— begin —

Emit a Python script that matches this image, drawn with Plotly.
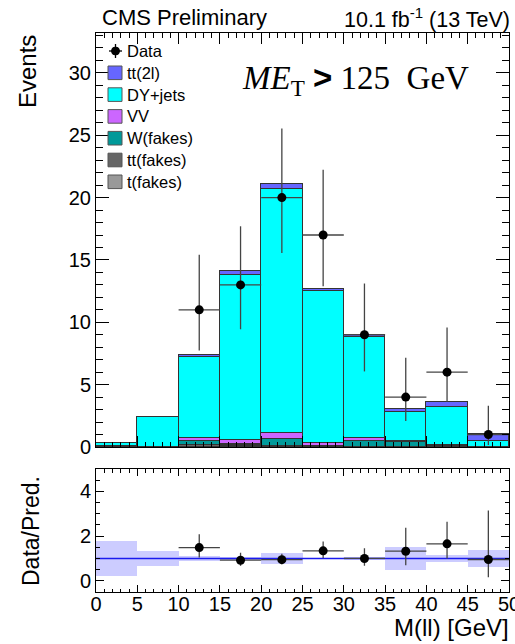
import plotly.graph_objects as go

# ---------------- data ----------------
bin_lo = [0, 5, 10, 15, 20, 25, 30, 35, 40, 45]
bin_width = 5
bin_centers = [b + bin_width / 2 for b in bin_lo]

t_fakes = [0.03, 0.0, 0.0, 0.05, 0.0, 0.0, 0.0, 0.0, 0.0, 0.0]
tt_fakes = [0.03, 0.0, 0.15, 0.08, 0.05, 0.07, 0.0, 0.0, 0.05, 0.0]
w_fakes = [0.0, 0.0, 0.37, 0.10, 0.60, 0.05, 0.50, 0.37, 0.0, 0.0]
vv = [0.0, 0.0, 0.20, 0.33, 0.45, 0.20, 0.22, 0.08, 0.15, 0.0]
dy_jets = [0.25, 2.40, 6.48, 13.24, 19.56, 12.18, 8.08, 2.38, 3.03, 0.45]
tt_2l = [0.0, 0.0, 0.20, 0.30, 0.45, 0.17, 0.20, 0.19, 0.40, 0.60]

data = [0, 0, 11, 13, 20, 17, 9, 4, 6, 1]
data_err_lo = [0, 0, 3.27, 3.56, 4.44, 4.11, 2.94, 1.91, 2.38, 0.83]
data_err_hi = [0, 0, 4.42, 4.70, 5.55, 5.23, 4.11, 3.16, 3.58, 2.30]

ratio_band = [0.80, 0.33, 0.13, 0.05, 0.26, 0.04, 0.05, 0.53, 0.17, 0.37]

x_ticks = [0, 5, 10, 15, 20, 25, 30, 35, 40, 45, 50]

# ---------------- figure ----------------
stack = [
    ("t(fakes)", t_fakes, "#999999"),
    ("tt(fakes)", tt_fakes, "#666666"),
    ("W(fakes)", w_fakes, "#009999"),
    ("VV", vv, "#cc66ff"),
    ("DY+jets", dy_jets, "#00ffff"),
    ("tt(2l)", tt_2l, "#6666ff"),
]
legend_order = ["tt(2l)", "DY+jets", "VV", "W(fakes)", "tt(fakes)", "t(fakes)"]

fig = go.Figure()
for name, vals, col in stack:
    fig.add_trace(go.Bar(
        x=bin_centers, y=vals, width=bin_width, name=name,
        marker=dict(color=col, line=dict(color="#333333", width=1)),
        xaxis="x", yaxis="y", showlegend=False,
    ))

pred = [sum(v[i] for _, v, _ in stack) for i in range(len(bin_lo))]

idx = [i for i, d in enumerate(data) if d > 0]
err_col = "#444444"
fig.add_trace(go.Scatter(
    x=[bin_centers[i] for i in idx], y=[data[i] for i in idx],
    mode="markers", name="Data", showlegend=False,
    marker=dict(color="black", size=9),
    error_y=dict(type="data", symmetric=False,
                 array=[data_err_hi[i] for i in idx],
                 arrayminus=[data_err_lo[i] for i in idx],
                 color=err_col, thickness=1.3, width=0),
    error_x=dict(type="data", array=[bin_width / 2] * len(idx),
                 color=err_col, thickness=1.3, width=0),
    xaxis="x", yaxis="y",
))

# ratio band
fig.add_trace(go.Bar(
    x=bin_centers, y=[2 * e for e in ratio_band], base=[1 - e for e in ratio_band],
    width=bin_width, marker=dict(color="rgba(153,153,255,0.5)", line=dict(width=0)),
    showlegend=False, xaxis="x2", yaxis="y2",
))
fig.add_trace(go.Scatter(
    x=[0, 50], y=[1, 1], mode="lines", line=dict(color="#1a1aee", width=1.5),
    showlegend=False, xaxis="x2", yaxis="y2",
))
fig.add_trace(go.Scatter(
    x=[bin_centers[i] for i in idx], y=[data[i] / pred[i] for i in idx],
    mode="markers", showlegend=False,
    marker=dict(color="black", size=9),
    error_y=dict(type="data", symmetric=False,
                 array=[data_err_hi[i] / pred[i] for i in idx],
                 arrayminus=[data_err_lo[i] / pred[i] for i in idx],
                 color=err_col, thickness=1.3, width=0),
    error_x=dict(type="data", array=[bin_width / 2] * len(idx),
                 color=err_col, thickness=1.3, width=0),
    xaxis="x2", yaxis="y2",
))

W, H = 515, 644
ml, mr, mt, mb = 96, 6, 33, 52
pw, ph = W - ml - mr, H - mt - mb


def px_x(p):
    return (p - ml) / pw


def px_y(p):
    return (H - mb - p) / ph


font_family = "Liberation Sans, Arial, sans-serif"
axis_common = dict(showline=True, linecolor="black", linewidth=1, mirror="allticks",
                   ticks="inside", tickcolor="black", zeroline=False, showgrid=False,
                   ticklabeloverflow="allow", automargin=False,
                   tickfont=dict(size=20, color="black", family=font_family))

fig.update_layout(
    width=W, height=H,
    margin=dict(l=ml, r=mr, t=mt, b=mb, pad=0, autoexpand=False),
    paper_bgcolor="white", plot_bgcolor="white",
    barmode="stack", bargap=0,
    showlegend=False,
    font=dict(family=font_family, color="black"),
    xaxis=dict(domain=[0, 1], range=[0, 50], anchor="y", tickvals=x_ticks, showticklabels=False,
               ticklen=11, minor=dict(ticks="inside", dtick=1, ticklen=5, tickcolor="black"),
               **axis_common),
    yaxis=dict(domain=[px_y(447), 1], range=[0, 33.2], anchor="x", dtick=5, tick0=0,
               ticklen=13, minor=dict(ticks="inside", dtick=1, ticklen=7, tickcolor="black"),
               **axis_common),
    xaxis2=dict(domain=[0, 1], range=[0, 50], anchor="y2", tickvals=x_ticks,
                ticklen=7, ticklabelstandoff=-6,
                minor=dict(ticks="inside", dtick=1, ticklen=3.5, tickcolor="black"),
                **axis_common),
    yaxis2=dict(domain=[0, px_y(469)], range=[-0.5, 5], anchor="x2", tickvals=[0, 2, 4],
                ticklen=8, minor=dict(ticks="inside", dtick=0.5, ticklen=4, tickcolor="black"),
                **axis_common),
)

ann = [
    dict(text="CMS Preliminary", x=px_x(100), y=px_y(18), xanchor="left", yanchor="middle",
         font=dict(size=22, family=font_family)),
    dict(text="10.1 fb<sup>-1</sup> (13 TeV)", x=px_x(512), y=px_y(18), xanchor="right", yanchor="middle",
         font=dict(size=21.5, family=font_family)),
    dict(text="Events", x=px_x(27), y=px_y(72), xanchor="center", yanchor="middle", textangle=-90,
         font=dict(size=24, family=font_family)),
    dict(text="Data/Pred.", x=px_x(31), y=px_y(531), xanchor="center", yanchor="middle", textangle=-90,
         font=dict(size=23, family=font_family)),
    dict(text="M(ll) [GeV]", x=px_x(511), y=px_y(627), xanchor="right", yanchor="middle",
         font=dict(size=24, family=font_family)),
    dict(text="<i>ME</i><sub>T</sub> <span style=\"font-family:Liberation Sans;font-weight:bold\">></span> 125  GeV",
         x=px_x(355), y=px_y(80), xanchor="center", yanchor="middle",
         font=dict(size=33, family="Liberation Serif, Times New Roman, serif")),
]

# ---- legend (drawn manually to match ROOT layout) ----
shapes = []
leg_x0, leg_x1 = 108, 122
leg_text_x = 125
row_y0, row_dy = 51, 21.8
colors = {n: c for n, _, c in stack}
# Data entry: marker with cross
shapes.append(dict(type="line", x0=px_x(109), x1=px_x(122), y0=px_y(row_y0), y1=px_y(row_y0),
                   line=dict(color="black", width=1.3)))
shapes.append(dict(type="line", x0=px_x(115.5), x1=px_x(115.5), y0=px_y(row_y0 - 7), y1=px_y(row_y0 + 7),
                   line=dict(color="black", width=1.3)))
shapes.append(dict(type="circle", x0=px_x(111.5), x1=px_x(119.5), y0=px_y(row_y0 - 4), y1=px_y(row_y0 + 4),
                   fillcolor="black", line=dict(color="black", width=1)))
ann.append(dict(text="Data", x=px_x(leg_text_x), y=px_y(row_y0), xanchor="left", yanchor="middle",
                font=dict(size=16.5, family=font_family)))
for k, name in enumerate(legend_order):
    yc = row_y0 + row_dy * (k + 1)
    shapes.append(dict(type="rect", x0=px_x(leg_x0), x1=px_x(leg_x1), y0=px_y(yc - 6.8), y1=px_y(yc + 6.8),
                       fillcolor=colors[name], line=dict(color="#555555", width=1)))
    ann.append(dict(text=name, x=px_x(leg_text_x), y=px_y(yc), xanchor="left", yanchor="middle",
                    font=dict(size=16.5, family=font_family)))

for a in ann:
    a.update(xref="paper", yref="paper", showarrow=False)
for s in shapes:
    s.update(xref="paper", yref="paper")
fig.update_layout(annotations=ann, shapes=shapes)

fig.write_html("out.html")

— end —
— begin —

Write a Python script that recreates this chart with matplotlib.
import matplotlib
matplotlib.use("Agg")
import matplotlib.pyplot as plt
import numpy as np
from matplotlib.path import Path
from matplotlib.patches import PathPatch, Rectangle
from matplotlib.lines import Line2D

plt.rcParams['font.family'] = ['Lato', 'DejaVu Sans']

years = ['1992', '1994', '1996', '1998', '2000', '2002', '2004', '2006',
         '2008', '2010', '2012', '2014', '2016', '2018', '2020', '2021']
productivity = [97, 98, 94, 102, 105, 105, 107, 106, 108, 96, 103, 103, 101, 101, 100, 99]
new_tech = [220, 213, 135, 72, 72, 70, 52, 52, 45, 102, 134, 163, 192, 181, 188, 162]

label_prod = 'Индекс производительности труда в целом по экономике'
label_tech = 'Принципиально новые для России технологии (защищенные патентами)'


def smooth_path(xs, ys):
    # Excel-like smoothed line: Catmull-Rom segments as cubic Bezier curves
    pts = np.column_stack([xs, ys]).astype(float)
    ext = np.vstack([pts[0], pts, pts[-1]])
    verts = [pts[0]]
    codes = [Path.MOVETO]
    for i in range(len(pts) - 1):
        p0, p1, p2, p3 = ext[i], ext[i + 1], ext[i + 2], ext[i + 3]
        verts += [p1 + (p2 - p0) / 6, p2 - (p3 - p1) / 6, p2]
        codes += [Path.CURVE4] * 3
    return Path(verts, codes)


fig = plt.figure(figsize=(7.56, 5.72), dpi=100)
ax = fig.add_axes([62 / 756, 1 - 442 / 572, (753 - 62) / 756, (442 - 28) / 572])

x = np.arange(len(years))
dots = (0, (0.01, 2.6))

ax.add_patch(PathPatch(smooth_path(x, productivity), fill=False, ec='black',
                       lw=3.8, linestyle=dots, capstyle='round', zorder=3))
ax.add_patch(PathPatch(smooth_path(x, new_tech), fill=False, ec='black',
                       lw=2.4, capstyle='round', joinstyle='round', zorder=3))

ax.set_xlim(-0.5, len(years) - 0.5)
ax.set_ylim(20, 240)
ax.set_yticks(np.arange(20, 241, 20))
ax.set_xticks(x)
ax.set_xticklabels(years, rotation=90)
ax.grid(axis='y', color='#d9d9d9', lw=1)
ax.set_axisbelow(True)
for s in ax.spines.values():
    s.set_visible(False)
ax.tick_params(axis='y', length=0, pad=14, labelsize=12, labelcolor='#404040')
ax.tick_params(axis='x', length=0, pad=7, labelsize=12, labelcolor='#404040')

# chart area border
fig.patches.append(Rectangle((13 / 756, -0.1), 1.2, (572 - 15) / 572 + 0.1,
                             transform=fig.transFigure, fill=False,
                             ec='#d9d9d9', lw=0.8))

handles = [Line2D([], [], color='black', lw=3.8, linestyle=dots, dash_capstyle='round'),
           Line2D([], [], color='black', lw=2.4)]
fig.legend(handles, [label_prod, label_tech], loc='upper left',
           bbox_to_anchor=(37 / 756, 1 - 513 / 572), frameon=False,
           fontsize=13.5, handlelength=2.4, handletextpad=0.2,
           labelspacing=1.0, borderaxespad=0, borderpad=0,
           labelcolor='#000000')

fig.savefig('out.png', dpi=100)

— end —

• **Given exercise**: Transcribe the lines between the one holding "Emit a Python" and the one holding "bin_centers = [b", inclusive, and leave out any pictures.

• **Worked answer**:
Emit a Python script that matches this image, drawn with Plotly.
import plotly.graph_objects as go

# ---------------- data ----------------
bin_lo = [0, 5, 10, 15, 20, 25, 30, 35, 40, 45]
bin_width = 5
bin_centers = [b + bin_width / 2 for b in bin_lo]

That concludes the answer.